INPUT DATA:
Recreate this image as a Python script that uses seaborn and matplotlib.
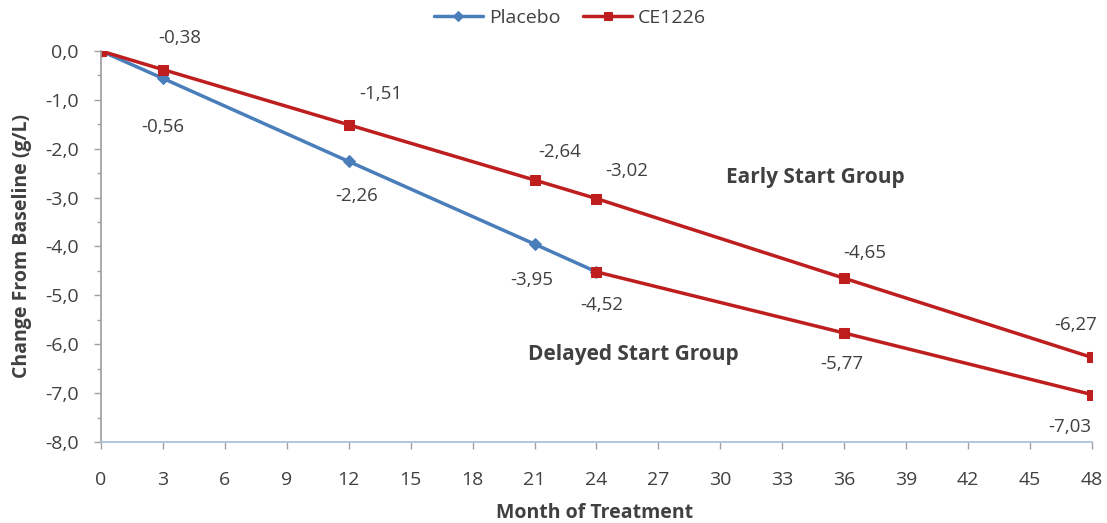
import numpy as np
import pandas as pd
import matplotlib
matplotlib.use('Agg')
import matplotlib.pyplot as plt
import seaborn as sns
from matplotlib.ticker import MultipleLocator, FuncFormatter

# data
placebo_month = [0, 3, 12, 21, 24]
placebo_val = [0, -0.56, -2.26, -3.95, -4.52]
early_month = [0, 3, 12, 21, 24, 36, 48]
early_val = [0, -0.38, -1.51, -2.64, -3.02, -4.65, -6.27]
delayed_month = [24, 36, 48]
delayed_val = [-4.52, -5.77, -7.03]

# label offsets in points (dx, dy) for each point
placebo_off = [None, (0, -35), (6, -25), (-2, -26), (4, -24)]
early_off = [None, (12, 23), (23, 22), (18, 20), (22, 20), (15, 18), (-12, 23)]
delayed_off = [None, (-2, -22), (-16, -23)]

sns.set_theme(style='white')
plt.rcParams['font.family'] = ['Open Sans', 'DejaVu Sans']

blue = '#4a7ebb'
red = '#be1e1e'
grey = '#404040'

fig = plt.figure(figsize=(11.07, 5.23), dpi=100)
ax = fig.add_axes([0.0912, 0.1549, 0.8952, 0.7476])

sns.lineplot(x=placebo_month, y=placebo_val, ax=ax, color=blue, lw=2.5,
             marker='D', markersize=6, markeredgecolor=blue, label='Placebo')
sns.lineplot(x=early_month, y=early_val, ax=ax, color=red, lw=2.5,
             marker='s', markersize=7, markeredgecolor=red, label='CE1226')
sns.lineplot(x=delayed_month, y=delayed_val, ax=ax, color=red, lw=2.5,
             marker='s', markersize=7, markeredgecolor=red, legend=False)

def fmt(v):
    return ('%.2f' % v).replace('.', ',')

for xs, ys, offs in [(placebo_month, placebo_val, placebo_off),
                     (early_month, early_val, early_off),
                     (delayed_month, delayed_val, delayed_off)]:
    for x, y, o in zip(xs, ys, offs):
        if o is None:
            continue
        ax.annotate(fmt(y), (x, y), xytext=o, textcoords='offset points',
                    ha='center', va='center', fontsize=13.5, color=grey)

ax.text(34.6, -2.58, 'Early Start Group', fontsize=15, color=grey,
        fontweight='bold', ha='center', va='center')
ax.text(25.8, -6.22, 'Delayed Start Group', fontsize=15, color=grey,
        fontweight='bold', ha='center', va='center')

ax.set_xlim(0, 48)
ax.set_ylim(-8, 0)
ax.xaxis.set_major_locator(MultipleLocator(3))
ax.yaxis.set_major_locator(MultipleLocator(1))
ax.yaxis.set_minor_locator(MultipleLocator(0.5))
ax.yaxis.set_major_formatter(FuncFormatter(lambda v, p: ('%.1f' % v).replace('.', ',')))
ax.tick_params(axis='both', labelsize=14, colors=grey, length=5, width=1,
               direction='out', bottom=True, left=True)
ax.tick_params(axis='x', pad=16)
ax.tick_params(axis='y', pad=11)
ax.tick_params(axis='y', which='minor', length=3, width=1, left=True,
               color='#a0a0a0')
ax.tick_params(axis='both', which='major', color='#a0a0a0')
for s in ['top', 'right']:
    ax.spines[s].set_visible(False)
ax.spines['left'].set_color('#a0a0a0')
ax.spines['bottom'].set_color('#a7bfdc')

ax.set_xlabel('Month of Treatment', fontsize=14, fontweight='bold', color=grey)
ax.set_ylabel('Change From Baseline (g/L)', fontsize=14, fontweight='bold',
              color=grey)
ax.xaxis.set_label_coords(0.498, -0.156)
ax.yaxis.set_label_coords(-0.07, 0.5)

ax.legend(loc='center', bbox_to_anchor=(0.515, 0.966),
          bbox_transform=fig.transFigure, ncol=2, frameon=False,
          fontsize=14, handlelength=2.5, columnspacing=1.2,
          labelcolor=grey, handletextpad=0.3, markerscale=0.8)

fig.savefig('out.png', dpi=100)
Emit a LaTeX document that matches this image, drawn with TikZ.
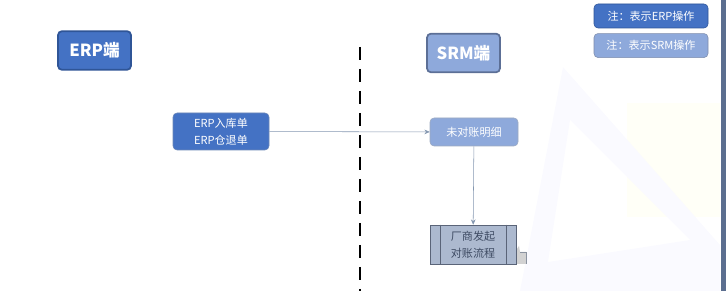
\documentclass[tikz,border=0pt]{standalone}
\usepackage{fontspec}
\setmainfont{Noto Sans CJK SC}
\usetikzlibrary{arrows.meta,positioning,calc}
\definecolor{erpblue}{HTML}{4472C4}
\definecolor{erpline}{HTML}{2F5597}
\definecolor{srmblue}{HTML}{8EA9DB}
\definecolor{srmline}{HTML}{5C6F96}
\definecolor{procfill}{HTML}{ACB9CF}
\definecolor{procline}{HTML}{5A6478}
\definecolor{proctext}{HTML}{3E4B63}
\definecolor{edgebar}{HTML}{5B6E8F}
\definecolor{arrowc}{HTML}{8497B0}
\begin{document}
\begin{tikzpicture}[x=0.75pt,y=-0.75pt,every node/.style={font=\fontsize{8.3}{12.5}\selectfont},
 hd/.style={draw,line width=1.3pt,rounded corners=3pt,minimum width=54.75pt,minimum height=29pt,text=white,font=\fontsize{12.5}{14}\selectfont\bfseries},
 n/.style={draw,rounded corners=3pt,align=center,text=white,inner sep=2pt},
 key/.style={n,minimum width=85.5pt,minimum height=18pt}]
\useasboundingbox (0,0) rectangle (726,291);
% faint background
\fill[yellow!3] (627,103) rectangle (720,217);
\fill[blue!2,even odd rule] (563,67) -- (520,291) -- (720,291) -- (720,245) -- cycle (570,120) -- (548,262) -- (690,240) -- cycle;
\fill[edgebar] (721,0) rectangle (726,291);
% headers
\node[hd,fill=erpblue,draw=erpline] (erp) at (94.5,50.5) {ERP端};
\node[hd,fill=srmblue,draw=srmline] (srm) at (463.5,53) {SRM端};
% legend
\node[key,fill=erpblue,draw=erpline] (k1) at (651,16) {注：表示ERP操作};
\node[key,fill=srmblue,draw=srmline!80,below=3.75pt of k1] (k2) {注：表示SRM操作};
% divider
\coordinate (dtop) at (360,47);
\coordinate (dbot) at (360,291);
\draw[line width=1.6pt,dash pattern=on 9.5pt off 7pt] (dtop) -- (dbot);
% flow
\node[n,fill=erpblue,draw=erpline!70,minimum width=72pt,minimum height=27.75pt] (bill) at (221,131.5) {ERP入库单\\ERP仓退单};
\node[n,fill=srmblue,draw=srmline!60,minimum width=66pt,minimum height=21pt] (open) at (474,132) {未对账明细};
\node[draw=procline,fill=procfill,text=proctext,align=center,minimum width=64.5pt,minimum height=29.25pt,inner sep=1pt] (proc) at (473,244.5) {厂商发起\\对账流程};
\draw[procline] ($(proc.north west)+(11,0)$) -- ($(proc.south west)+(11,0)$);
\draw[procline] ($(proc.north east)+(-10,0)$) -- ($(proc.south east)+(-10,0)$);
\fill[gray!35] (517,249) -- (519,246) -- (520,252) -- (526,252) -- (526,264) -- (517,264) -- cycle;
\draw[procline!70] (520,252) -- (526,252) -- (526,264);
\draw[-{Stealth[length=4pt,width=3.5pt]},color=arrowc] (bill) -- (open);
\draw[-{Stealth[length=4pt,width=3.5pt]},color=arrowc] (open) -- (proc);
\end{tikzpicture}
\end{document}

EXERCISE DESCRIPTION:
All lines from the start of the entries through the one with "return ('%.2f' % v).replace('.', ',')" are to be output exactly; omit the pictures.

RESPONSE:
Recreate this image as a Python script that uses seaborn and matplotlib.
import numpy as np
import pandas as pd
import matplotlib
matplotlib.use('Agg')
import matplotlib.pyplot as plt
import seaborn as sns
from matplotlib.ticker import MultipleLocator, FuncFormatter

# data
placebo_month = [0, 3, 12, 21, 24]
placebo_val = [0, -0.56, -2.26, -3.95, -4.52]
early_month = [0, 3, 12, 21, 24, 36, 48]
early_val = [0, -0.38, -1.51, -2.64, -3.02, -4.65, -6.27]
delayed_month = [24, 36, 48]
delayed_val = [-4.52, -5.77, -7.03]

# label offsets in points (dx, dy) for each point
placebo_off = [None, (0, -35), (6, -25), (-2, -26), (4, -24)]
early_off = [None, (12, 23), (23, 22), (18, 20), (22, 20), (15, 18), (-12, 23)]
delayed_off = [None, (-2, -22), (-16, -23)]

sns.set_theme(style='white')
plt.rcParams['font.family'] = ['Open Sans', 'DejaVu Sans']

blue = '#4a7ebb'
red = '#be1e1e'
grey = '#404040'

fig = plt.figure(figsize=(11.07, 5.23), dpi=100)
ax = fig.add_axes([0.0912, 0.1549, 0.8952, 0.7476])

sns.lineplot(x=placebo_month, y=placebo_val, ax=ax, color=blue, lw=2.5,
             marker='D', markersize=6, markeredgecolor=blue, label='Placebo')
sns.lineplot(x=early_month, y=early_val, ax=ax, color=red, lw=2.5,
             marker='s', markersize=7, markeredgecolor=red, label='CE1226')
sns.lineplot(x=delayed_month, y=delayed_val, ax=ax, color=red, lw=2.5,
             marker='s', markersize=7, markeredgecolor=red, legend=False)

def fmt(v):
    return ('%.2f' % v).replace('.', ',')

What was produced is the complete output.